● Set problem:
Make an exact copy of all the material below, apart from the pictures.

[Stored entries]

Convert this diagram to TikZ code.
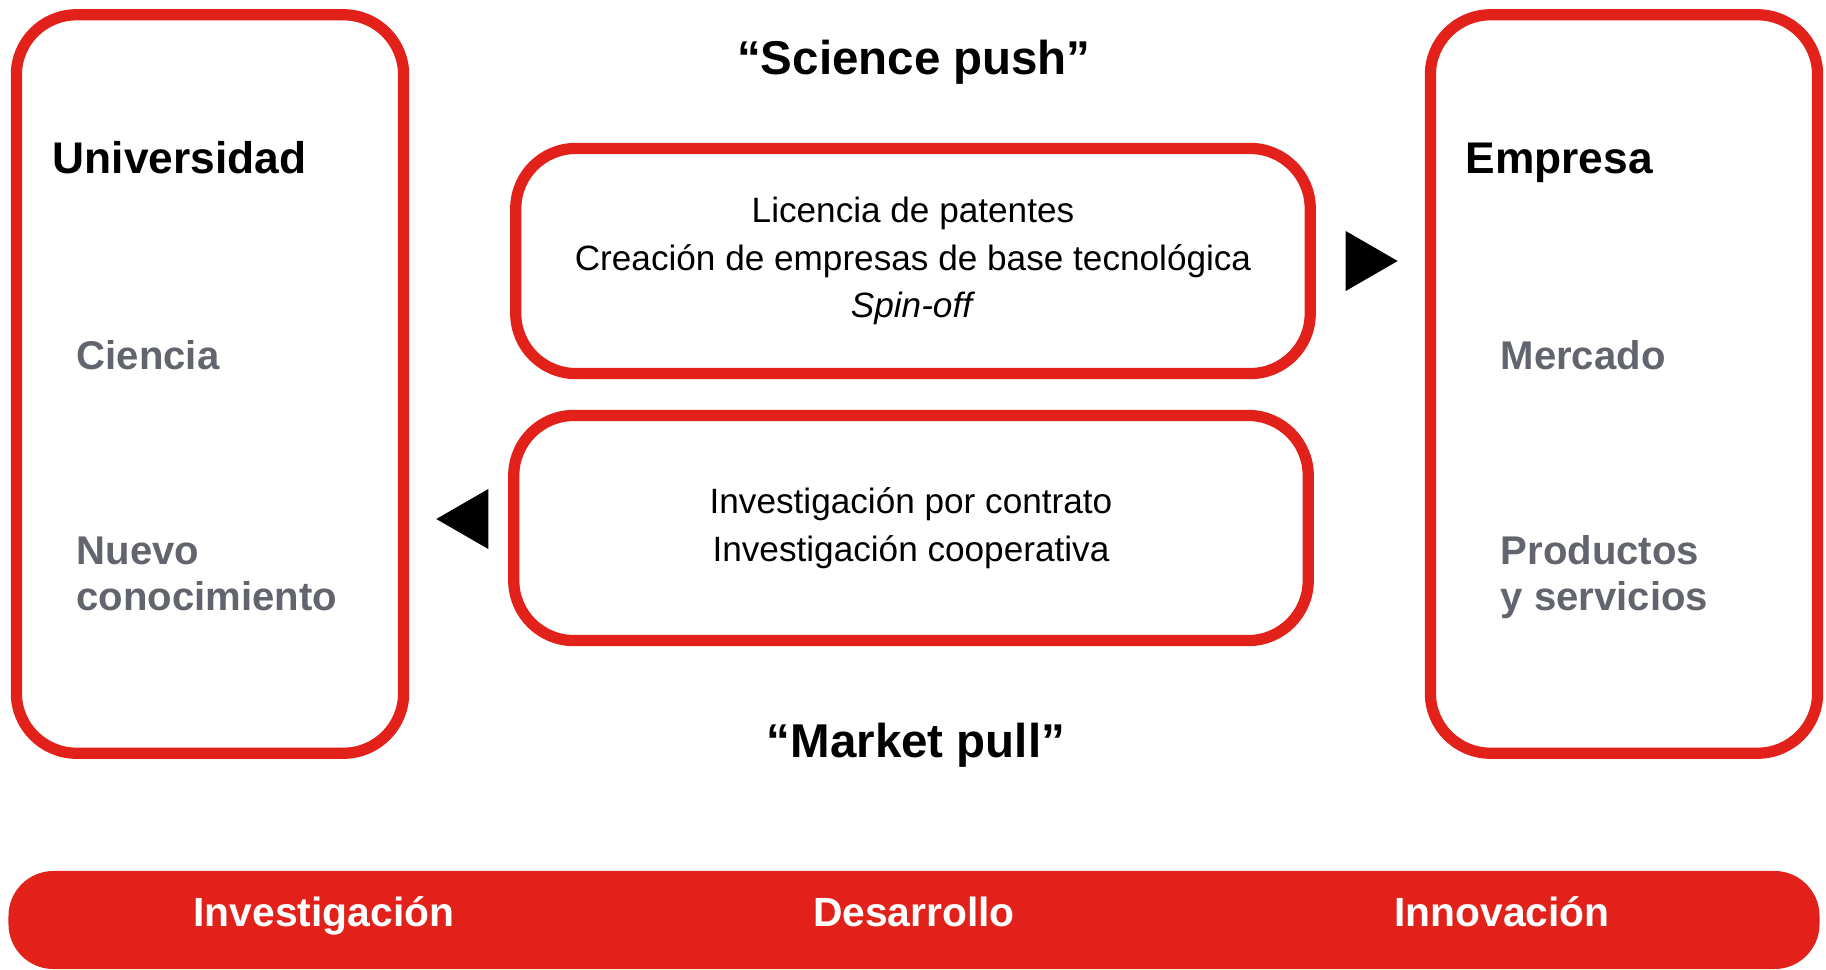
\documentclass[tikz,border=0pt]{standalone}
\usepackage{fontspec}
\setmainfont{Liberation Sans}
\usepackage{tikz}
\usetikzlibrary{shapes.geometric, arrows}
\definecolor{boxred}{RGB}{226,33,26}
\definecolor{labelgray}{RGB}{98,100,110}

\begin{document}
\begin{tikzpicture}[x=0.01cm, y=-0.01cm]
    \tikzstyle{sidebox} = [rectangle, rounded corners=0.6cm, minimum width=3.87cm, minimum height=7.38cm, draw=boxred, line width=3.2pt]
    \tikzstyle{midbox} = [rectangle, rounded corners=0.6cm, minimum width=7.94cm, minimum height=2.25cm, text centered, align=center, draw=boxred, line width=3.2pt, font=\fontsize{10}{13.6}\selectfont]
    \tikzstyle{heading} = [font=\fontsize{12.6}{15}\selectfont\bfseries, anchor=base west, inner sep=0pt]
    \tikzstyle{title} = [font=\fontsize{13.5}{15}\selectfont\bfseries, anchor=base, inner sep=0pt]
    \tikzstyle{keyword} = [font=\fontsize{11.4}{13}\selectfont\bfseries, text=labelgray, anchor=west, align=left, inner sep=0pt]
    \tikzstyle{flow} = [isosceles triangle, isosceles triangle stretches, fill=black, minimum width=0.6cm, minimum height=0.52cm, inner sep=0pt]
    \tikzstyle{stage} = [font=\fontsize{11.6}{14}\selectfont\bfseries, text=white, anchor=base]

    \useasboundingbox (0,0) rectangle (1826,969);

    \node (univ) [sidebox] at (210,384) {};
    \node (empresa) [sidebox] at (1624,384) {};
    \node (push) [midbox] at (913,261) {Licencia de patentes\\Creación de empresas de base tecnológica\\\textit{Spin-off}};
    \node (pull) [midbox] at (911,528) {Investigación por contrato\\Investigación cooperativa};

    \node (pushtitle) [title] at (914,74) {“Science push”};
    \node (pulltitle) [title] at (916,757) {“Market pull”};

    \node (univtitle) [heading] at (52,173) {Universidad};
    \node (ciencia) [keyword, anchor=base west] at (76,369) {Ciencia};
    \node (nuevo) [keyword] at (76,574) {Nuevo\\conocimiento};
    \node (emptitle) [heading] at (1465,173) {Empresa};
    \node (mercado) [keyword, anchor=base west] at (1500,369) {Mercado};
    \node (productos) [keyword] at (1500,577) {Productos\\y servicios};

    \node (pusharrow) [flow] at (1363,261) {};
    \node (pullarrow) [flow, shape border rotate=180] at (471,519) {};

    \node (bar) [rectangle, rounded corners=0.45cm, fill=boxred, minimum width=18.1cm, minimum height=0.98cm] at (914,920) {};
    \node (investigacion) [stage] at (324,926) {Investigación};
    \node (desarrollo) [stage] at (914,926) {Desarrollo};
    \node (innovacion) [stage] at (1502,926) {Innovación};
\end{tikzpicture}
\end{document}
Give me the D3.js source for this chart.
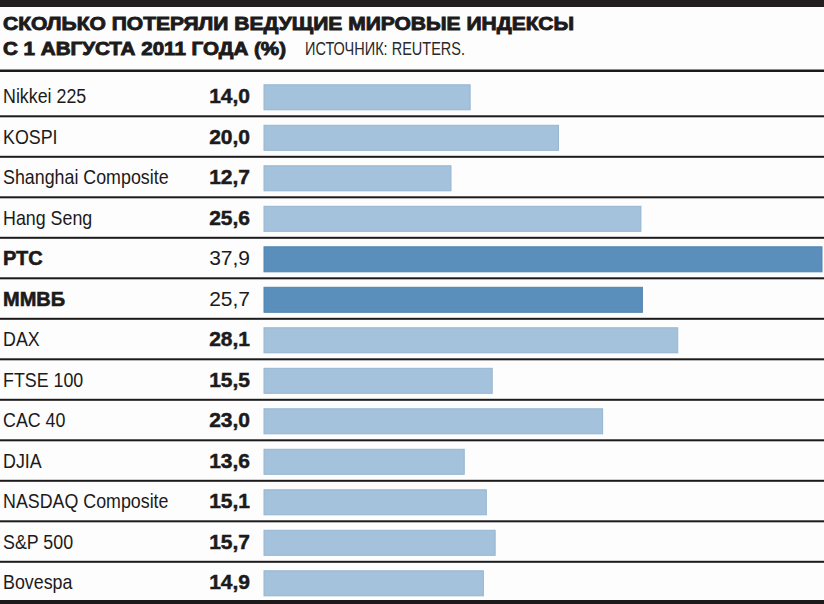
<!DOCTYPE html>
<html><head><meta charset="utf-8">
<script src="https://cdn.jsdelivr.net/npm/d3@7"></script>
<style>html,body{margin:0;padding:0;background:#fff;}svg{display:block;}</style>
</head><body>
<script>
const names = ["Nikkei 225","KOSPI","Shanghai Composite","Hang Seng","РТС","ММВБ","DAX","FTSE 100","CAC 40","DJIA","NASDAQ Composite","S&P 500","Bovespa"];
const values = [14.0,20.0,12.7,25.6,37.9,25.7,28.1,15.5,23.0,13.6,15.1,15.7,14.9];
const highlighted = ["РТС","ММВБ"];
const titleLines = ["СКОЛЬКО ПОТЕРЯЛИ ВЕДУЩИЕ МИРОВЫЕ ИНДЕКСЫ","С 1 АВГУСТА 2011 ГОДА (%)"];
const sourceText = "ИСТОЧНИК: REUTERS.";

const W = 824, H = 604;
const svg = d3.select("body").append("svg").attr("width", W).attr("height", H);
svg.append("rect").attr("width", W).attr("height", H).attr("fill", "#fdfdfd");

const sans = "'Liberation Sans',Arial,sans-serif";
const NARROW = 0.85;

// top band
svg.append("rect").attr("x",0).attr("y",0).attr("width",W).attr("height",7).attr("fill","#231f20");

// title
svg.append("text").attr("x",3).attr("y",30).text(titleLines[0])
  .attr("font-family",sans).attr("font-weight","bold").attr("font-size",19)
  .attr("fill","#1c1a1b").attr("stroke","#1c1a1b").attr("stroke-width",0.9)
  .attr("textLength",571).attr("lengthAdjust","spacingAndGlyphs");
svg.append("text").attr("x",3).attr("y",55).text(titleLines[1])
  .attr("font-family",sans).attr("font-weight","bold").attr("font-size",19)
  .attr("fill","#1c1a1b").attr("stroke","#1c1a1b").attr("stroke-width",0.9)
  .attr("textLength",283).attr("lengthAdjust","spacingAndGlyphs");
svg.append("text").attr("transform",`translate(305,55) scale(${NARROW},1)`).text(sourceText)
  .attr("font-family",sans).attr("font-size",19)
  .attr("fill","#2a2829").attr("textLength",160/NARROW).attr("lengthAdjust","spacingAndGlyphs");

svg.append("rect").attr("x",0).attr("y",69.5).attr("width",W).attr("height",2.5).attr("fill","#1c1a1b");

const y = d3.scaleBand().domain(names).range([75.8, 602.3]).padding(0);
const x = d3.scaleLinear().domain([0, 37.9]).range([264, 822]);

const rows = svg.append("g").selectAll("g").data(names.map((n,i)=>({name:n,value:values[i]})))
  .join("g").attr("transform", d => `translate(0,${y(d.name)})`);

rows.append("rect")
  .attr("x", x(0)).attr("y", 9).attr("height", 25)
  .attr("width", d => x(d.value) - x(0))
  .attr("fill", d => highlighted.includes(d.name) ? "#5b8fbb" : "#a4c2dc")
  .attr("stroke", d => highlighted.includes(d.name) ? "#5084b0" : "#95b5d0")
  .attr("stroke-width", 1);

rows.append("text")
  .attr("transform", d => highlighted.includes(d.name) ? "translate(3,27.5)" : `translate(3,27.5) scale(${NARROW},1)`)
  .text(d => d.name)
  .attr("font-family", sans)
  .attr("font-weight", d => highlighted.includes(d.name) ? "bold" : "normal")
  .attr("stroke", d => highlighted.includes(d.name) ? "#1c1a1b" : "none")
  .attr("stroke-width", 0.6)
  .attr("font-size", d => highlighted.includes(d.name) ? 20 : 21).attr("fill", "#1c1a1b");

rows.append("text").attr("x", 250).attr("y", 27.5).attr("text-anchor","end")
  .text(d => d3.format(".1f")(d.value).replace(".", ","))
  .attr("font-family", sans)
  .attr("font-weight", d => highlighted.includes(d.name) ? "normal" : "bold")
  .attr("stroke", d => highlighted.includes(d.name) ? "none" : "#1c1a1b")
  .attr("stroke-width", 0.5)
  .attr("font-size", 21).attr("fill", "#1c1a1b");

// separators
svg.append("g").selectAll("rect").data(names.slice(0, -1)).join("rect")
  .attr("x", 0).attr("width", W)
  .attr("y", d => y(d) + y.bandwidth() - 1).attr("height", 2)
  .attr("fill", "#1c1a1b");

// bottom band
svg.append("rect").attr("x",0).attr("y",600).attr("width",W).attr("height",4).attr("fill","#1c1a1b");
</script>
</body></html>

● Final result:
Convert this diagram to TikZ code.
\documentclass[tikz,border=0pt]{standalone}
\usepackage{fontspec}
\setmainfont{Liberation Sans}
\usepackage{tikz}
\usetikzlibrary{shapes.geometric, arrows}
\definecolor{boxred}{RGB}{226,33,26}
\definecolor{labelgray}{RGB}{98,100,110}

\begin{document}
\begin{tikzpicture}[x=0.01cm, y=-0.01cm]
    \tikzstyle{sidebox} = [rectangle, rounded corners=0.6cm, minimum width=3.87cm, minimum height=7.38cm, draw=boxred, line width=3.2pt]
    \tikzstyle{midbox} = [rectangle, rounded corners=0.6cm, minimum width=7.94cm, minimum height=2.25cm, text centered, align=center, draw=boxred, line width=3.2pt, font=\fontsize{10}{13.6}\selectfont]
    \tikzstyle{heading} = [font=\fontsize{12.6}{15}\selectfont\bfseries, anchor=base west, inner sep=0pt]
    \tikzstyle{title} = [font=\fontsize{13.5}{15}\selectfont\bfseries, anchor=base, inner sep=0pt]
    \tikzstyle{keyword} = [font=\fontsize{11.4}{13}\selectfont\bfseries, text=labelgray, anchor=west, align=left, inner sep=0pt]
    \tikzstyle{flow} = [isosceles triangle, isosceles triangle stretches, fill=black, minimum width=0.6cm, minimum height=0.52cm, inner sep=0pt]
    \tikzstyle{stage} = [font=\fontsize{11.6}{14}\selectfont\bfseries, text=white, anchor=base]

    \useasboundingbox (0,0) rectangle (1826,969);

    \node (univ) [sidebox] at (210,384) {};
    \node (empresa) [sidebox] at (1624,384) {};
    \node (push) [midbox] at (913,261) {Licencia de patentes\\Creación de empresas de base tecnológica\\\textit{Spin-off}};
    \node (pull) [midbox] at (911,528) {Investigación por contrato\\Investigación cooperativa};

    \node (pushtitle) [title] at (914,74) {“Science push”};
    \node (pulltitle) [title] at (916,757) {“Market pull”};

    \node (univtitle) [heading] at (52,173) {Universidad};
    \node (ciencia) [keyword, anchor=base west] at (76,369) {Ciencia};
    \node (nuevo) [keyword] at (76,574) {Nuevo\\conocimiento};
    \node (emptitle) [heading] at (1465,173) {Empresa};
    \node (mercado) [keyword, anchor=base west] at (1500,369) {Mercado};
    \node (productos) [keyword] at (1500,577) {Productos\\y servicios};

    \node (pusharrow) [flow] at (1363,261) {};
    \node (pullarrow) [flow, shape border rotate=180] at (471,519) {};

    \node (bar) [rectangle, rounded corners=0.45cm, fill=boxred, minimum width=18.1cm, minimum height=0.98cm] at (914,920) {};
    \node (investigacion) [stage] at (324,926) {Investigación};
    \node (desarrollo) [stage] at (914,926) {Desarrollo};
    \node (innovacion) [stage] at (1502,926) {Innovación};
\end{tikzpicture}
\end{document}
Give me the D3.js source for this chart.
<!DOCTYPE html>
<html><head><meta charset="utf-8">
<script src="https://cdn.jsdelivr.net/npm/d3@7"></script>
<style>html,body{margin:0;padding:0;background:#fff;}svg{display:block;}</style>
</head><body>
<script>
const names = ["Nikkei 225","KOSPI","Shanghai Composite","Hang Seng","РТС","ММВБ","DAX","FTSE 100","CAC 40","DJIA","NASDAQ Composite","S&P 500","Bovespa"];
const values = [14.0,20.0,12.7,25.6,37.9,25.7,28.1,15.5,23.0,13.6,15.1,15.7,14.9];
const highlighted = ["РТС","ММВБ"];
const titleLines = ["СКОЛЬКО ПОТЕРЯЛИ ВЕДУЩИЕ МИРОВЫЕ ИНДЕКСЫ","С 1 АВГУСТА 2011 ГОДА (%)"];
const sourceText = "ИСТОЧНИК: REUTERS.";

const W = 824, H = 604;
const svg = d3.select("body").append("svg").attr("width", W).attr("height", H);
svg.append("rect").attr("width", W).attr("height", H).attr("fill", "#fdfdfd");

const sans = "'Liberation Sans',Arial,sans-serif";
const NARROW = 0.85;

// top band
svg.append("rect").attr("x",0).attr("y",0).attr("width",W).attr("height",7).attr("fill","#231f20");

// title
svg.append("text").attr("x",3).attr("y",30).text(titleLines[0])
  .attr("font-family",sans).attr("font-weight","bold").attr("font-size",19)
  .attr("fill","#1c1a1b").attr("stroke","#1c1a1b").attr("stroke-width",0.9)
  .attr("textLength",571).attr("lengthAdjust","spacingAndGlyphs");
svg.append("text").attr("x",3).attr("y",55).text(titleLines[1])
  .attr("font-family",sans).attr("font-weight","bold").attr("font-size",19)
  .attr("fill","#1c1a1b").attr("stroke","#1c1a1b").attr("stroke-width",0.9)
  .attr("textLength",283).attr("lengthAdjust","spacingAndGlyphs");
svg.append("text").attr("transform",`translate(305,55) scale(${NARROW},1)`).text(sourceText)
  .attr("font-family",sans).attr("font-size",19)
  .attr("fill","#2a2829").attr("textLength",160/NARROW).attr("lengthAdjust","spacingAndGlyphs");

svg.append("rect").attr("x",0).attr("y",69.5).attr("width",W).attr("height",2.5).attr("fill","#1c1a1b");

const y = d3.scaleBand().domain(names).range([75.8, 602.3]).padding(0);
const x = d3.scaleLinear().domain([0, 37.9]).range([264, 822]);

const rows = svg.append("g").selectAll("g").data(names.map((n,i)=>({name:n,value:values[i]})))
  .join("g").attr("transform", d => `translate(0,${y(d.name)})`);

rows.append("rect")
  .attr("x", x(0)).attr("y", 9).attr("height", 25)
  .attr("width", d => x(d.value) - x(0))
  .attr("fill", d => highlighted.includes(d.name) ? "#5b8fbb" : "#a4c2dc")
  .attr("stroke", d => highlighted.includes(d.name) ? "#5084b0" : "#95b5d0")
  .attr("stroke-width", 1);

rows.append("text")
  .attr("transform", d => highlighted.includes(d.name) ? "translate(3,27.5)" : `translate(3,27.5) scale(${NARROW},1)`)
  .text(d => d.name)
  .attr("font-family", sans)
  .attr("font-weight", d => highlighted.includes(d.name) ? "bold" : "normal")
  .attr("stroke", d => highlighted.includes(d.name) ? "#1c1a1b" : "none")
  .attr("stroke-width", 0.6)
  .attr("font-size", d => highlighted.includes(d.name) ? 20 : 21).attr("fill", "#1c1a1b");

rows.append("text").attr("x", 250).attr("y", 27.5).attr("text-anchor","end")
  .text(d => d3.format(".1f")(d.value).replace(".", ","))
  .attr("font-family", sans)
  .attr("font-weight", d => highlighted.includes(d.name) ? "normal" : "bold")
  .attr("stroke", d => highlighted.includes(d.name) ? "none" : "#1c1a1b")
  .attr("stroke-width", 0.5)
  .attr("font-size", 21).attr("fill", "#1c1a1b");

// separators
svg.append("g").selectAll("rect").data(names.slice(0, -1)).join("rect")
  .attr("x", 0).attr("width", W)
  .attr("y", d => y(d) + y.bandwidth() - 1).attr("height", 2)
  .attr("fill", "#1c1a1b");

// bottom band
svg.append("rect").attr("x",0).attr("y",600).attr("width",W).attr("height",4).attr("fill","#1c1a1b");
</script>
</body></html>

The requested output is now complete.